Boks should break shackles

2012-09-14 09:09
Sport24 columnist Alan Solomons (File)
I thought the Springboks’ performance in Perth was much better than that in Mendoza. At half-time I felt they were going to win the game. Mentally the Boks would have gone into the game in a better frame of mind.

In the first half, Australia lacked confidence and the Boks allowed them back into the game in the second stanza owing to a couple of defensive lapses. The Boks may lack test experience in the pack, but in the backline, I wouldn’t say that’s the case. While their attack was better than the week prior, they still have to discover more creativity.

I must be honest; I don’t think the Boks have anything to lose this Saturday. I think that if you ask most South African rugby fans, they will not be expecting the Boks to win this match.

I’m not saying the Springboks can’t do so, but the odds are certainly stacked against them. Historically, Dunedin hasn’t proved a happy hunting ground, and now well into their tour and off the back of a loss, it’s a tough ask for the team.

Personally, I believe that this week would have been an ideal opportunity to freshen things up personnel wise. It would have been great if we had given it go and selected Pat Lambie at fullback, picked Francois Hougaard and Johan Goosen as the halfback pairing, given Juan de Jongh a run at outside centre, shifted Jean de Villiers to 12 and afforded Lwazi Mvovo another crack on the wing.

I felt this match represented a chance to experiment with combinations, as there will be less pressure on the Boks in this game than when they play the reverse fixtures at home.

Both Goosen and Lambie are capable of breaking open a game, thus the rationale behind bringing them on with ten minutes remaining last week. But I’m saying that these guys should have been given a full go in Dunedin, as they are special players capable of making things happen.

Ruan Pienaar is a very good organisational scrumhalf with a prodigious boot. He has played outstandingly for Ulster, and is ideally suited to northern hemisphere conditions. However, if you want to play with a little more tempo and look to be more creative, then Hougaard is the better bet. I don’t think Pienaar presents the same challenges for defences around the fringes than Hougaard does. The latter boasts excellent service and to be honest I think his box kicking is sound.

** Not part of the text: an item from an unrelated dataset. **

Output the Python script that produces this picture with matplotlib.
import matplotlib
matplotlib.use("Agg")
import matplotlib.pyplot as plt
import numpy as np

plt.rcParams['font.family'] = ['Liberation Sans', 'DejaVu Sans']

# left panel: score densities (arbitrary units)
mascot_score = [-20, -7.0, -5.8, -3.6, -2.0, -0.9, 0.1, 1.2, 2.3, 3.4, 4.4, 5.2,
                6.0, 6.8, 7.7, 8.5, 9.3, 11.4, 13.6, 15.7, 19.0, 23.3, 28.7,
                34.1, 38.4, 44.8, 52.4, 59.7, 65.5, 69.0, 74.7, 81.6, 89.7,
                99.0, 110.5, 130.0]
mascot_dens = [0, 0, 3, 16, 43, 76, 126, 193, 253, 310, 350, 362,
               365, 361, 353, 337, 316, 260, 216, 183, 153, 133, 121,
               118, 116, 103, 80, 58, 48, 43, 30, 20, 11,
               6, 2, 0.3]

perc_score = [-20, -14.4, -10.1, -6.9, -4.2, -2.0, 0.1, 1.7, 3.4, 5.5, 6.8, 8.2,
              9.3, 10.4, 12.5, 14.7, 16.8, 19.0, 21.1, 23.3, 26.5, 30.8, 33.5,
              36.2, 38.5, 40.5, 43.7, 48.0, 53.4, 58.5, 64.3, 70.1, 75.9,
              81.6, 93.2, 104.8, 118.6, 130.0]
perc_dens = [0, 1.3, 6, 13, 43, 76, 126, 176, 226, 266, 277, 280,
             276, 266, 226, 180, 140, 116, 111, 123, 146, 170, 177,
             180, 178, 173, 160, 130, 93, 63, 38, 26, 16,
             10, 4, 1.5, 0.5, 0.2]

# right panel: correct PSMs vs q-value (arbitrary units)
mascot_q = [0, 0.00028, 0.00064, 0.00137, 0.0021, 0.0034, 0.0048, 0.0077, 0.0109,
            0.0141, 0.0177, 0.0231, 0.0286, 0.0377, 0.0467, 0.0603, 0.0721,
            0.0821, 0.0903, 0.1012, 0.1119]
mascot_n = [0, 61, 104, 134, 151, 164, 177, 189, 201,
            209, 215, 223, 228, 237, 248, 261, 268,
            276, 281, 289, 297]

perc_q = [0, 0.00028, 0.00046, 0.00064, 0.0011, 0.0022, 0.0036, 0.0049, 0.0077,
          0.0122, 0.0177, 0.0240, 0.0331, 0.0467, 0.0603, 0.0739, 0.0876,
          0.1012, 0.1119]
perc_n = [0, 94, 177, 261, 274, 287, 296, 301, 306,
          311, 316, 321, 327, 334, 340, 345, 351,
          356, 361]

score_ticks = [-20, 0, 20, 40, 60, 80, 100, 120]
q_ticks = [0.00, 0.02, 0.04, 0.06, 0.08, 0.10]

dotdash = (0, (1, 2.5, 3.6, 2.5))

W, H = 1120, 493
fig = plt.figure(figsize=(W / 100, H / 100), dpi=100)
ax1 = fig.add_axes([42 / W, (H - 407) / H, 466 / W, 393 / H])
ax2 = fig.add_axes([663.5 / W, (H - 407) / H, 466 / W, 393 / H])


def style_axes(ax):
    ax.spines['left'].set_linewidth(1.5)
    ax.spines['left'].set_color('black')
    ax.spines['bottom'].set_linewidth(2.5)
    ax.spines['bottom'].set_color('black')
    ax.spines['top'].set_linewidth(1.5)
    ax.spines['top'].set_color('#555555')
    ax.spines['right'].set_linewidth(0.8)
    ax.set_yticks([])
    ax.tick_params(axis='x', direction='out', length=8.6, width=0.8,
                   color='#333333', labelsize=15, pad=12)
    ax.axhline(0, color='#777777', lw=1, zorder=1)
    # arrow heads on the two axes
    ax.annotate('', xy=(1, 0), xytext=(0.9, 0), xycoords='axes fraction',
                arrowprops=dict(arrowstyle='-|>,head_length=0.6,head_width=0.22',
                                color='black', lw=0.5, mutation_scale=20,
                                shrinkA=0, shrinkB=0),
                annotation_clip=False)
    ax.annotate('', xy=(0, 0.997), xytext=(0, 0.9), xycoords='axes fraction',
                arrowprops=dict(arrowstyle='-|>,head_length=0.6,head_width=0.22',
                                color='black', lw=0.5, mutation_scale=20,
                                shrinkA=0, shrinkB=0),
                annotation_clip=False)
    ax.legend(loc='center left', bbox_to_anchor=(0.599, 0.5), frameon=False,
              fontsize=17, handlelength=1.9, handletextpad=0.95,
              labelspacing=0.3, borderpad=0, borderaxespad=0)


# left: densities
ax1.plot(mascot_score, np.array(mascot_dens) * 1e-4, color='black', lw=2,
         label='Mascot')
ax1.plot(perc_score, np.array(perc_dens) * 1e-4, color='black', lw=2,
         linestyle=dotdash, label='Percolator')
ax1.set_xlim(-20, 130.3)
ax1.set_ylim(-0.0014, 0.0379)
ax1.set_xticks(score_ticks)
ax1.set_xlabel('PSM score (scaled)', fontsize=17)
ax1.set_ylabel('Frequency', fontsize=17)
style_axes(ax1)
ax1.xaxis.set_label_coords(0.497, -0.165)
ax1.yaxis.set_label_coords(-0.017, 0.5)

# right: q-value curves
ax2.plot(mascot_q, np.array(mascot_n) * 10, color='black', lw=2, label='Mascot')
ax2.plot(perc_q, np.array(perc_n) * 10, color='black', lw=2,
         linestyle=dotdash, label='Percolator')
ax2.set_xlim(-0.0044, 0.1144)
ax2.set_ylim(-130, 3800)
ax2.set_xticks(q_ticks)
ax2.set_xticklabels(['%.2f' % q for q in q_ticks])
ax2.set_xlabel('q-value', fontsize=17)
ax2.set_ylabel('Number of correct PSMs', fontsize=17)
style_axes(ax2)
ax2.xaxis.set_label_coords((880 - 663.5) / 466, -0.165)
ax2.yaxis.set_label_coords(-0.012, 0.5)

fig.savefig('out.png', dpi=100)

Morne Steyn does come under increased pressure at flyhalf. He is an experienced player and like Pienaar is an excellent organiser with a good boot. However, if he’s not on song with the boot, then that’s going to present problems for him as the likes of Goosen and Lambie are both capable kickers and present challenges on attack that Steyn doesn’t.

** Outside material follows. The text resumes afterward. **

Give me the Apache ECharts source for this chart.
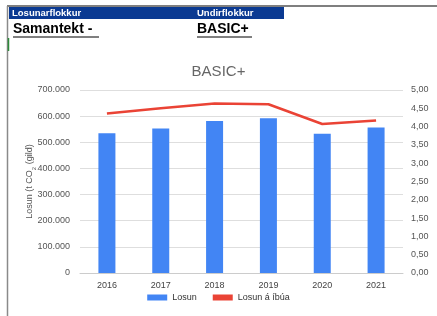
<!DOCTYPE html>
<html><head><meta charset="utf-8">
<script src="https://cdn.jsdelivr.net/npm/echarts@6/dist/echarts.min.js"></script>
<style>html,body{margin:0;padding:0;background:#fff}#c{width:437px;height:316px}</style>
</head><body><div id="c"></div>
<script>
const categories = ['2016','2017','2018','2019','2020','2021'];
const losun = [535000, 553000, 581000, 592000, 533000, 557000];
const losunAIbua = [4.36, 4.50, 4.63, 4.61, 4.07, 4.17];
const leftTicks = {min: 0, max: 700000, interval: 100000};
const rightTicks = {min: 0, max: 5, interval: 0.5};

const FONT = 'Liberation Sans, Arial, sans-serif';
const chart = echarts.init(document.getElementById('c'), null, {renderer: 'canvas'});
function fmtThousands(v){ return String(Math.round(v)).replace(/\B(?=(\d{3})+(?!\d))/g, '.'); }
chart.setOption({
  animation: false,
  backgroundColor: '#fff',
  textStyle: {fontFamily: FONT},
  title: {text: 'BASIC+', left: 'center', top: 59, textStyle: {fontFamily: FONT, fontSize: 15, fontWeight: 'normal', color: '#666'}},
  grid: {left: 80, right: 34, top: 90, bottom: 43, containLabel: false},
  legend: {bottom: 9, left: 'center', itemGap: 16, itemWidth: 20, itemHeight: 6,
    textStyle: {fontFamily: FONT, fontSize: 9, color: '#333'},
    data: [{name: 'Losun', icon: 'rect'}, {name: 'Losun á íbúa', icon: 'rect'}]},
  xAxis: {type: 'category', data: categories,
    axisLine: {lineStyle: {color: '#ccc'}}, axisTick: {show: false},
    axisLabel: {fontFamily: FONT, fontSize: 9, color: '#444', margin: 8}},
  yAxis: [
    {type: 'value', min: leftTicks.min, max: leftTicks.max, interval: leftTicks.interval,
     name: '{a|Losun (t CO}{s|2}{a| (gild)}', nameLocation: 'middle', nameRotate: 90, nameGap: 46,
     nameMoveOverlap: false,
     nameTextStyle: {rich: {a: {fontFamily: FONT, fontSize: 9, color: '#555'}, s: {fontFamily: FONT, fontSize: 6, color: '#555', verticalAlign: 'bottom', padding: [0,0,-3,0]}}},
     axisLine: {show: false}, axisTick: {show: false},
     splitLine: {lineStyle: {color: '#dedede'}},
     axisLabel: {fontFamily: FONT, fontSize: 9, color: '#555', margin: 10, formatter: fmtThousands}},
    {type: 'value', min: rightTicks.min, max: rightTicks.max, interval: rightTicks.interval,
     axisLine: {show: false}, axisTick: {show: false}, splitLine: {show: false},
     axisLabel: {fontFamily: FONT, fontSize: 9, color: '#555', margin: 8, formatter: v => v.toFixed(2).replace('.', ',')}}
  ],
  series: [
    {name: 'Losun', type: 'bar', data: losun, barWidth: 17, itemStyle: {color: '#4285F4'}},
    {name: 'Losun á íbúa', type: 'line', yAxisIndex: 1, data: losunAIbua, symbol: 'none',
     lineStyle: {color: '#EA4335', width: 2.5}, itemStyle: {color: '#EA4335'}}
  ],
  graphic: [
    {type: 'line', shape: {x1: 7, y1: 6, x2: 437, y2: 6}, style: {stroke: '#7f7f7f', lineWidth: 2}},
    {type: 'line', shape: {x1: 7.5, y1: 6, x2: 7.5, y2: 316}, style: {stroke: '#8a8a8a', lineWidth: 1.5}},
    {type: 'line', shape: {x1: 8.5, y1: 38, x2: 8.5, y2: 51}, style: {stroke: '#2e8b3a', lineWidth: 1.5}},
    {type: 'rect', shape: {x: 9, y: 7, width: 275, height: 12}, style: {fill: '#0B3A92'}},
    {type: 'text', x: 12, y: 8.5, style: {text: 'Losunarflokkur', fill: '#fff', font: 'bold 9.5px ' + FONT}},
    {type: 'text', x: 197, y: 8.5, style: {text: 'Undirflokkur', fill: '#fff', font: 'bold 9.5px ' + FONT}},
    {type: 'text', x: 13, y: 22, style: {text: 'Samantekt -', fill: '#000', font: 'bold 14px ' + FONT}},
    {type: 'line', shape: {x1: 13, y1: 37, x2: 99, y2: 37}, style: {stroke: '#000', lineWidth: 1}},
    {type: 'text', x: 197, y: 22, style: {text: 'BASIC+', fill: '#000', font: 'bold 14px ' + FONT}},
    {type: 'line', shape: {x1: 197, y1: 37, x2: 252, y2: 37}, style: {stroke: '#000', lineWidth: 1}}
  ]
});
</script></body></html>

While this game presented an opportunity for the coaches to have looked at something different in terms of personnel and playing pattern, I didn’t expect wholesale changes. After last week’s match, Heyneke said that he felt the side aren’t far off from being successful and that he’s looking to build consistency.

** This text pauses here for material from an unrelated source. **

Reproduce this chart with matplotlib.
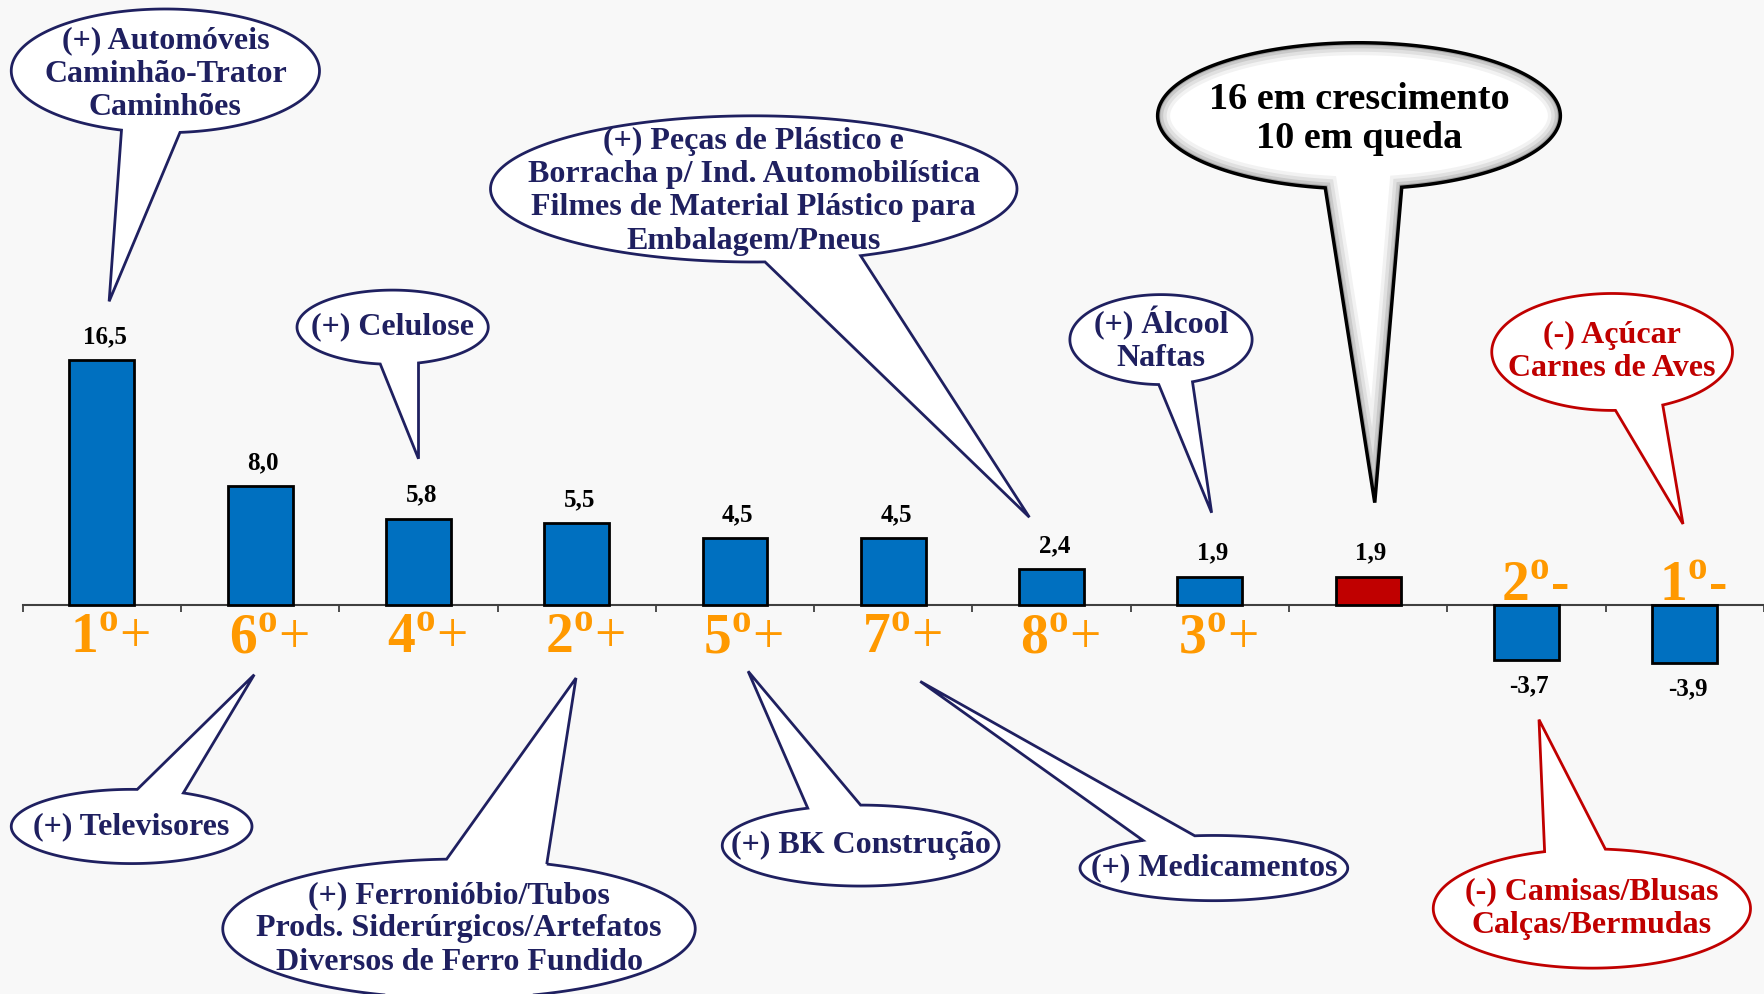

Ultimately, Heyneke is the man in the hot seat. I think pressure comes with the territory of being Springbok coach. South Africa is a demanding rugby public after success.

As a coach, there is nothing you can do about the external pressure as it is out of your control. Heyneke will be aware that you simply cannot allow those pressures to deflect your focus and enter or affect the group you are working with.

While the Boks had two defensive lapses against the Wallabies, their defence has always been pretty solid. However, this Saturday it will be tested like never before.

The All Blacks will certainly miss Dan Carter’s influence at pivot. In my book, he’s the greatest flyhalf there has ever been. They are now also without Sonny Bill Williams, but I think the All Blacks are a good enough all-round side to compensate. Aaron Cruden and Conrad Smith are more than capable replacements.

While I’m taking New Zealand to win the game by at least a 10-point margin, I’m optimistic the Boks will offer an improved performance and give a good account of themselves.

Turning to the Wallabies, I feel they have generated plenty of confidence having broken their duck last week and if the weather is good, I see them moving Argentina around the park a lot.

The Pumas have played very well thus far, and have proved passionate, competitive and committed. While I think they will again give a good account of themselves, I’m predicting the Wallabies to come home by roughly 15 points.

Alan Solomons was assistant coach to Nick Mallett when the Springboks went 17 Tests unbeaten. He is currently EP Kings’ Director of Rugby and is a consultant to the IRB.